Now, let me tell you, by the look of February’s first week of new movies, I already feel we’re off to a good start. So what’s coming out this Friday? First we got….
What’s it about? A father is accused of a crime he has no memory of committing.
My thoughts? While the trailer seems to be pushing a tad bit too hard that this film is gonna be a unique entry of the thriller genre, I can’t deny the talent in this film. Ethan Hawke and Emma Watson are usually pretty great so I’m definitely interested in them being in this. Director Alejandro Amenabar’s done some incredibly impressive films in the past. I loved Open Your Eyes (which was remade into the just as good American film, Vanilla Sky) and The Others, so I hope he can deliver the same kind of craftsmanship to this new film like he did in the past. The premise is intriguing enough and he’s got a strong cast to make this work.
What’s it about? The venerated filmmaker Eisenstein is comparable in talent, insight and wisdom, with the likes of Shakespeare or Beethoven; there are few – if any – directors who can be elevated to such heights. On the back of his revolutionary film Battleship Potemkin, he was celebrated around the world, and invited to the US. Ultimately rejected by Hollywood and maliciously maligned by conservative Americans, Eisenstein traveled to Mexico in 1931 to consider a film privately funded by American pro-Communist sympathizers, headed by the American writer Upton Sinclair. Eisenstein’s sensual Mexican experience appears to have been pivotal in his life and film career – a significant hinge between the early successes of Strike, Battleship Potemkin, and October, which made him a world-renowned figure, and his hesitant later career with Alexander Nevsky, Ivan the Terrible and The Boyar’s Plot.

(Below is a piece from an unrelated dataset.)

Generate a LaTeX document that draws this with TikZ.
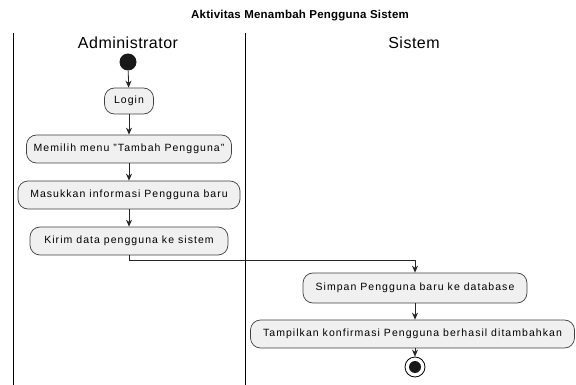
\documentclass[tikz,border=0pt]{standalone}
\usepackage{fontspec}
\setmainfont{Liberation Sans}
\usetikzlibrary{arrows.meta}
\begin{document}
\begin{tikzpicture}[x=1pt,y=-1pt,
  act/.style={draw=black!75, fill=black!6, rounded corners=10pt, line width=0.7pt,
    inner sep=0pt, font=\fontsize{10.5}{12}\selectfont\addfontfeatures{LetterSpace=10}},
  flow/.style={draw=black!85, line width=0.8pt, -{Stealth[length=7pt,width=6pt]}},
  lane/.style={draw=black, line width=1pt},
  lanehead/.style={font=\fontsize{16}{19}\selectfont\addfontfeatures{LetterSpace=3}}]
\useasboundingbox (0,0) rectangle (576,385);
% title
\node[font=\bfseries\fontsize{11.5}{13}\selectfont\addfontfeatures{LetterSpace=2}] (title) at (300,16) {Aktivitas Menambah Pengguna Sistem};
% swimlanes
\draw[lane] (13,33) -- (13,385);
\draw[lane] (245,33) -- (245,385);
\node[lanehead] (laneA) at (128,43) {Administrator};
\node[lanehead] (laneB) at (414,43) {Sistem};
% activities
\node[circle, fill=black!90, minimum size=17pt, inner sep=0pt] (start) at (128,62) {};
\node[act, minimum width=49pt, minimum height=26pt] (login) at (129,101) {Login};
\node[act, minimum width=205pt, minimum height=28pt] (menu) at (129,149) {Memilih menu "Tambah Pengguna"};
\node[act, minimum width=222pt, minimum height=28pt] (info) at (129,195) {Masukkan informasi Pengguna baru};
\node[act, minimum width=198pt, minimum height=28pt] (kirim) at (129,241) {Kirim data pengguna ke sistem};
\node[act, minimum width=224pt, minimum height=30pt] (simpan) at (415,288) {Simpan Pengguna baru ke database};
\node[act, minimum width=324pt, minimum height=28pt] (tampil) at (412.5,334) {Tampilkan konfirmasi Pengguna berhasil ditambahkan};
\node[circle, draw=black, line width=0.8pt, minimum size=20pt, inner sep=0pt] (stop) at (415,367) {};
\node[circle, fill=black!90, minimum size=12pt, inner sep=0pt] at (stop) {};
% connectors
\draw[flow] (start) -- (login);
\draw[flow] (login) -- (menu);
\draw[flow] (menu) -- (info);
\draw[flow] (info) -- (kirim);
\draw[flow] (kirim.south) -- ++(0,5) -| (simpan.north);
\draw[flow] (simpan) -- (simpan|-tampil.north);
\draw[flow] (stop|-tampil.south) -- (stop);
\end{tikzpicture}
\end{document}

My thoughts? One of two movies about making movies this week, but obviously I’m a bit of the a sucker about this subject. While I have seen Battleship Potemkin, I don’t really know much about the films director, Sergei M. Eisenstein, but if I was to judge a film on the trailer alone (and this is what I do here.) then it seems like Eisenstein is quiet a interesting and eccentric person, a person I won’t mind learning more about. The film looks to be visually lush too, and I quiet enjoy the bits of humor that I saw in this trailer.
What’s it about? Jane Austen’s classic tale of the tangled relationships between lovers from different social classes in 19th century England is faced with a new challenge — an army of undead zombies.

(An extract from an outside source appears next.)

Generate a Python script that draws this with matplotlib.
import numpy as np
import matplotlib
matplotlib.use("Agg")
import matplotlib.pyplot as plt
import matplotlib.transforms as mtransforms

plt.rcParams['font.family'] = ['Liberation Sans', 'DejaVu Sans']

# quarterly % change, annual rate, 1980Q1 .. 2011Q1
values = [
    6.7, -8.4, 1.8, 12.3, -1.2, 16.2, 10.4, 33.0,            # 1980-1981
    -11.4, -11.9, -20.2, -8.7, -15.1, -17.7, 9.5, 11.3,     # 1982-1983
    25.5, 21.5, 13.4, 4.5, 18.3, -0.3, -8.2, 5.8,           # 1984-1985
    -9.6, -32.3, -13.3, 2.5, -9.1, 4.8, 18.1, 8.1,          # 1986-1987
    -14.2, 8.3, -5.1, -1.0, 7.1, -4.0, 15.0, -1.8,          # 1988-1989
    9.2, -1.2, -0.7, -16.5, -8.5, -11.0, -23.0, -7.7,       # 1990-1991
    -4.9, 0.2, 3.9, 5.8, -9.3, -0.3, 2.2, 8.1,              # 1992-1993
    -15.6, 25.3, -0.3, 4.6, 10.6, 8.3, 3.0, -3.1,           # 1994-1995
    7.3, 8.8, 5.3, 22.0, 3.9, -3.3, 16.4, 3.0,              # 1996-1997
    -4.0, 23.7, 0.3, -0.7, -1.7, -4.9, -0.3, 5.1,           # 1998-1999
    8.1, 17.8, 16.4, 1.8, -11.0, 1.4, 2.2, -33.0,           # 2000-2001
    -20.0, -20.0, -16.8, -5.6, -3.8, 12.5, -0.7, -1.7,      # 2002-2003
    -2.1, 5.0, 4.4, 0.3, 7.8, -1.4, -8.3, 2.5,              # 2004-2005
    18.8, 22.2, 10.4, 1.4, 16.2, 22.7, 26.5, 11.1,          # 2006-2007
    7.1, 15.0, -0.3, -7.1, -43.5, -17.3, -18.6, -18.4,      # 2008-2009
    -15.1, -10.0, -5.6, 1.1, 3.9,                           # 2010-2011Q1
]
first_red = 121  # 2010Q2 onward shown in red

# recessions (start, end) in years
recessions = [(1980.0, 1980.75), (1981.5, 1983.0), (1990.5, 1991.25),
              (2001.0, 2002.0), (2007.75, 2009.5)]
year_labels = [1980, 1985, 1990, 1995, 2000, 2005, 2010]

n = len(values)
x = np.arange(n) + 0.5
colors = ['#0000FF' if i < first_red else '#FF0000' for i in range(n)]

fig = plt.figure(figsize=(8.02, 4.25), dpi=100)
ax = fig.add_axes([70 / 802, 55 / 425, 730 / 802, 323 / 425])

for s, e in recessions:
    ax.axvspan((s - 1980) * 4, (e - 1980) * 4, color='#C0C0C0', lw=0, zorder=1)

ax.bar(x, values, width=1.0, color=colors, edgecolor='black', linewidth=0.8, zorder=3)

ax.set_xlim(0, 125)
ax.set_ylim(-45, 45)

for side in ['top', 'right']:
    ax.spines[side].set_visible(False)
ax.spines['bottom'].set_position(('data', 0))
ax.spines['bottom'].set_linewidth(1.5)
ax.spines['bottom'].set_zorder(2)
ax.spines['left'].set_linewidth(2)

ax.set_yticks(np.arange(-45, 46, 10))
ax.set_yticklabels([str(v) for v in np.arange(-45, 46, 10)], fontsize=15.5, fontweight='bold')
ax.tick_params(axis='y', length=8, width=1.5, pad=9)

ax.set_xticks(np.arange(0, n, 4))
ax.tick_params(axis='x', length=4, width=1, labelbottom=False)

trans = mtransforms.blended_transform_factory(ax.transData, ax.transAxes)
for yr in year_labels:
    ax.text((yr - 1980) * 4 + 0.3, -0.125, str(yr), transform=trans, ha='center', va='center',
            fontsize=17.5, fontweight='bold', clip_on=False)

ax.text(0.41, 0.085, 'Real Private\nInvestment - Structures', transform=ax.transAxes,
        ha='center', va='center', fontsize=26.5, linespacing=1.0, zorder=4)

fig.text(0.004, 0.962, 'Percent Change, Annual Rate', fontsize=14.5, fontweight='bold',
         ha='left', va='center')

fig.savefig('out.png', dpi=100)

My thoughts? On the surface this looks exactly how I hope this adaptation was going to be executed. It’s lighting is like a high class Jane Austen adaptation. The casting is spot on as I think Lily James, Sam Riley and Matt Smith would be great in a proper Pride and Prejudice adaptation, and the film’s tone is completely straight and not jokey. Had this film come out 6 years ago then I would have been excited about it…..but we now live a world filled to the brim with Zombie movies, TV shows, comics and more. Is this movie too late? I don’t know, but the lack of word of mouth is another sign of worry for me. No ONE is talking about it. Is there anything left to be excited about this? Is author Seth Grahame-Smith’s remixed history ever gonna work for a movie audience? I personally had fun with Abraham Lincoln: Vampire Hunter but it’s hardly a movie I find myself rewatching a ton. I know that I will catch this flick one day, but I also know that won’t really be any day on opening weekend.

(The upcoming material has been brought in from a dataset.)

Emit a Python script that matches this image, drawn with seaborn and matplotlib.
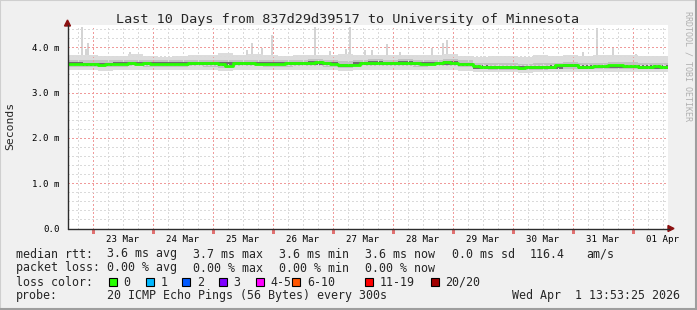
import numpy as np
import pandas as pd
import matplotlib
matplotlib.use("Agg")
import matplotlib.pyplot as plt
import seaborn as sns
from matplotlib.patches import Rectangle, Polygon
from matplotlib.lines import Line2D

# ---------------- data ----------------
start = pd.Timestamp("2026-03-22 13:53:25")
end = start + pd.Timedelta(days=10)

# median rtt (ms), 3-hour bins
median_ms = [3.64, 3.64, 3.64, 3.63, 3.62, 3.63, 3.64, 3.64, 3.66, 3.64,
             3.65, 3.64, 3.64, 3.64, 3.64, 3.64, 3.65, 3.66, 3.66, 3.65,
             3.63, 3.59, 3.66, 3.66, 3.66, 3.64, 3.64, 3.64, 3.64, 3.65,
             3.65, 3.66, 3.66, 3.67, 3.65, 3.64, 3.60, 3.60, 3.61, 3.66,
             3.66, 3.66, 3.66, 3.65, 3.66, 3.66, 3.66, 3.64, 3.64, 3.66,
             3.67, 3.66, 3.63, 3.63, 3.58, 3.56, 3.56, 3.56, 3.56, 3.56,
             3.54, 3.56, 3.57, 3.57, 3.57, 3.60, 3.62, 3.60, 3.57, 3.57,
             3.58, 3.58, 3.61, 3.60, 3.59, 3.59, 3.57, 3.57, 3.58, 3.57]

# smoke bands (ms), 6-hour bins
smoke_hi1 = [3.84, 3.82, 3.80, 3.80, 3.85, 3.80, 3.79, 3.80, 3.82, 3.84,
             3.88, 3.82, 3.86, 3.83, 3.80, 3.82, 3.84, 3.82, 3.85, 3.82,
             3.83, 3.84, 3.82, 3.83, 3.84, 3.86, 3.80, 3.78, 3.80, 3.80,
             3.79, 3.82, 3.80, 3.82, 3.80, 3.82, 3.84, 3.82, 3.80, 3.80]
smoke_lo1 = [3.50, 3.49, 3.48, 3.50, 3.50, 3.49, 3.50, 3.50, 3.50, 3.49,
             3.48, 3.50, 3.50, 3.50, 3.50, 3.50, 3.50, 3.49, 3.47, 3.50,
             3.50, 3.50, 3.50, 3.50, 3.50, 3.49, 3.48, 3.45, 3.45, 3.45,
             3.44, 3.45, 3.46, 3.46, 3.45, 3.46, 3.46, 3.45, 3.46, 3.46]
smoke_hi2 = [3.72, 3.71, 3.71, 3.72, 3.73, 3.72, 3.72, 3.72, 3.73, 3.73,
             3.72, 3.73, 3.73, 3.72, 3.72, 3.73, 3.74, 3.72, 3.70, 3.73,
             3.74, 3.73, 3.74, 3.73, 3.73, 3.74, 3.72, 3.66, 3.65, 3.65,
             3.64, 3.65, 3.66, 3.68, 3.66, 3.66, 3.68, 3.67, 3.66, 3.66]
smoke_lo2 = [3.57, 3.56, 3.56, 3.57, 3.58, 3.57, 3.57, 3.57, 3.58, 3.57,
             3.55, 3.58, 3.58, 3.57, 3.57, 3.58, 3.58, 3.57, 3.54, 3.58,
             3.58, 3.58, 3.58, 3.57, 3.58, 3.58, 3.56, 3.51, 3.50, 3.50,
             3.49, 3.50, 3.51, 3.53, 3.51, 3.51, 3.52, 3.52, 3.51, 3.51]
smoke_hi3 = [3.67, 3.66, 3.66, 3.67, 3.68, 3.67, 3.67, 3.67, 3.68, 3.68,
             3.67, 3.68, 3.68, 3.67, 3.67, 3.68, 3.69, 3.67, 3.64, 3.68,
             3.69, 3.68, 3.69, 3.68, 3.68, 3.69, 3.66, 3.60, 3.59, 3.59,
             3.58, 3.59, 3.60, 3.63, 3.60, 3.61, 3.62, 3.61, 3.60, 3.60]
smoke_lo3 = [3.60, 3.59, 3.59, 3.60, 3.61, 3.60, 3.60, 3.60, 3.61, 3.60,
             3.58, 3.61, 3.61, 3.60, 3.60, 3.61, 3.61, 3.60, 3.57, 3.61,
             3.61, 3.61, 3.61, 3.60, 3.61, 3.61, 3.59, 3.53, 3.52, 3.52,
             3.51, 3.52, 3.53, 3.56, 3.53, 3.54, 3.55, 3.54, 3.53, 3.53]

# max-ping spikes: hours after start, value (ms)
spike_hours = [5.8, 7.4, 8.2, 25.0, 71.8, 73.8, 77.8, 81.8, 99.0, 105.0,
               111.4, 113.0, 119.0, 121.8, 127.8, 133.0, 145.8, 150.2, 151.8,
               206.2, 211.8, 218.2, 227.4]
spike_vals = [4.44, 3.96, 4.09, 3.90, 3.95, 4.09, 3.98, 4.27, 4.44, 3.92,
              3.96, 4.44, 3.93, 3.95, 4.07, 3.90, 3.98, 4.09, 4.16,
              3.90, 4.42, 3.98, 3.86]

ytick_vals = [0, 1, 2, 3, 4]
ytick_labels = ["0.0", "1.0 m", "2.0 m", "3.0 m", "4.0 m"]

loss_labels = ["0", "1", "2", "3", "4-5", "6-10", "11-19", "20/20"]
loss_colors = ["#26ff00", "#00b8ff", "#0059ff", "#7e00ff", "#ff00ff",
               "#ff5500", "#ff0000", "#a10000"]

# ---------------- figure ----------------
sns.set_theme(style="white")
plt.rcParams["font.family"] = ["DejaVu Sans Mono", "DejaVu Sans"]

W, H = 697, 310
fig = plt.figure(figsize=(W / 100, H / 100), dpi=100, facecolor="#f0f0f0")


def P(px, py):
    return (px / W, 1 - py / H)


x0, x1 = 67.5, 667.5
ytop, ybot = 24.65, 228.5
ax = fig.add_axes([x0 / W, 1 - ybot / H, (x1 - x0) / W, (ybot - ytop) / H])
ax.set_facecolor("white")
for s in ax.spines.values():
    s.set_visible(False)

med_t = list(pd.date_range(start, periods=len(median_ms), freq="3h")) + [end]
med_v = median_ms + [median_ms[-1]]
sm_t = list(pd.date_range(start, periods=len(smoke_hi1), freq="6h")) + [end]


def ext(a):
    return a + [a[-1]]


# spikes (max pings)
sp_t = [start + pd.Timedelta(hours=h) for h in spike_hours]
ax.bar(sp_t, np.array(spike_vals) - 3.6, bottom=3.6, width=0.8 / 24,
       color="#d4d4d4", linewidth=0, zorder=1)

ax.fill_between(sm_t, ext(smoke_lo1), ext(smoke_hi1), step="post",
                color="#dcdcdc", linewidth=0, zorder=2)
ax.fill_between(sm_t, ext(smoke_lo2), ext(smoke_hi2), step="post",
                color="#c2c2c2", linewidth=0, zorder=3)
ax.fill_between(sm_t, ext(smoke_lo3), ext(smoke_hi3), step="post",
                color="#6e6e6e", linewidth=0, zorder=4)

# grid
dash = (0, (1, 2))
gkw = dict(lw=0.75, ls=dash, zorder=5, antialiased=False)
for t in pd.date_range("2026-03-22 18:00", end, freq="6h"):
    col = "#f09a9a" if t.hour == 0 else "#dadada"
    ax.axvline(t, color=col, **gkw)
for v in np.arange(0.2, 4.5, 0.2):
    col = "#f09a9a" if abs(v - round(v)) < 1e-6 else "#dadada"
    ax.axhline(v, color=col, **gkw)

sns.lineplot(x=med_t, y=med_v, ax=ax, color="#26ff00", lw=2.0,
             drawstyle="steps-post", estimator=None, zorder=6)

ax.set_xlim(start, end)
ax.set_ylim(0, 4.5)
noons = pd.date_range("2026-03-23 12:00", periods=10, freq="D")
ax.set_xticks(noons)
ax.set_xticklabels([t.strftime("%d %b") for t in noons])
ax.set_yticks(ytick_vals)
ax.set_yticklabels(ytick_labels)
ax.tick_params(axis="both", length=0, labelsize=6.6, colors="black")
ax.tick_params(axis="x", pad=4.6)
ax.tick_params(axis="y", pad=5.4)
ax.set_xlabel("")
ax.set_ylabel("")

# small red tick marks at major grid positions outside the plot
for t in pd.date_range("2026-03-23", end, freq="D"):
    ax.plot([t, t], [-0.04, -0.09], color="#e07070", lw=0.75, clip_on=False,
            antialiased=False, zorder=7)

# axes lines & arrows
axis_col = "#2c2c2c"
arrow_col = "#8b1010"
fig.add_artist(Line2D([P(x0, ybot)[0], P(669, ybot)[0]],
                      [P(x0, ybot)[1], P(669, ybot)[1]], color=axis_col, lw=1.0))
fig.add_artist(Line2D([P(x0, ybot)[0], P(x0, 25)[0]],
                      [P(x0, ybot)[1], P(x0, 25)[1]], color=axis_col, lw=1.0))
fig.add_artist(Polygon([P(x0 - 3, 26), P(x0 + 3, 26), P(x0, 20)],
                       closed=True, color=arrow_col, transform=fig.transFigure))
fig.add_artist(Polygon([P(668, ybot - 3), P(668, ybot + 3), P(674, ybot)],
                       closed=True, color=arrow_col, transform=fig.transFigure))

# frame shades
fig.add_artist(Rectangle((0, 0), 1, 1, transform=fig.transFigure, fill=False,
                         edgecolor="#cfcfcf", lw=1.5))
fig.add_artist(Line2D([0, 1], [1 / H, 1 / H], color="#9e9e9e", lw=1.5))
fig.add_artist(Line2D([1 - 1 / W, 1 - 1 / W], [0, 1], color="#9e9e9e", lw=1.5))

# texts
fig.text(*P(348, 22.5), "Last 10 Days from 837d29d39517 to University of Minnesota",
         ha="center", va="baseline", fontsize=9.7)
fig.text(*P(10, 126), "Seconds", rotation=90, ha="center", va="center", fontsize=8.2)
fig.text(*P(688, 66), "RRDTOOL / TOBI OETIKER", rotation=270, ha="center",
         va="center", fontsize=6.0, color="#b0b0b0")

fs = 8.4
rows = [257.5, 271.5, 285.5, 299.0]
fig.text(*P(16, rows[0]), "median rtt:", fontsize=fs, va="baseline")
for x, s in [(107, "3.6 ms avg"), (193, "3.7 ms max"), (279, "3.6 ms min"),
             (365, "3.6 ms now"), (452, "0.0 ms sd"), (530, "116.4"), (586, "am/s")]:
    fig.text(*P(x, rows[0]), s, fontsize=fs, va="baseline")
fig.text(*P(16, rows[1]), "packet loss:", fontsize=fs, va="baseline")
for x, s in [(107, "0.00 % avg"), (193, "0.00 % max"), (279, "0.00 % min"),
             (365, "0.00 % now")]:
    fig.text(*P(x, rows[1]), s, fontsize=fs, va="baseline")
fig.text(*P(16, rows[2]), "loss color:", fontsize=fs, va="baseline")
box_x = [108.7, 145.7, 182.3, 219.0, 255.7, 292.3, 365.0, 431.0]
for bx, lab, col in zip(box_x, loss_labels, loss_colors):
    fig.add_artist(Rectangle(P(bx, rows[2]), 8 / W, 8 / H, transform=fig.transFigure,
                             facecolor=col, edgecolor="black", lw=0.8))
    fig.text(*P(bx + 14.5, rows[2]), lab, fontsize=fs, va="baseline")
fig.text(*P(16, rows[3]), "probe:", fontsize=fs, va="baseline")
fig.text(*P(107, rows[3]), "20 ICMP Echo Pings (56 Bytes) every 300s",
         fontsize=fs, va="baseline")
fig.text(*P(680, rows[3]), "Wed Apr  1 13:53:25 2026", fontsize=fs,
         va="baseline", ha="right")

fig.savefig("out.png", dpi=100, facecolor=fig.get_facecolor())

And now, Agent Justin’s first real movie he’s excited to see in 2016!
What’s it about? A Hollywood fixer in the 1950s works to keep the studio’s stars in line.
And because I think the trailers are great, I’m posting BOTH!
My thoughts? I must have watched the first trailer on a continued loop the first week it came out and that second trailer made me laugh out loud like an idiot. Hail, Caesar! looks to be classic Coen Brothers, and I’m loving the idea that they are making a big old goofy movie set in the 1950’s era of Hollywood (my personal favorite period in movie history). I think the trailers are all you need to be sold on this movie. I don’t know if any further points from me will get you to see it any more than those trailers. If you love the Coen Brothers, then this movie should be an obvious must see. If you don’t love the Coens? Well….your loss. Also? This movie’s cast also includes Clancy Brown, Christopher Lambert (so yes, a Highlander reunion of sorts!) and fucking Dolph Lundgren. If seeing Dolph Lundgren in a Coen brothers film isn’t an instant ticket bought I don’t know what will be.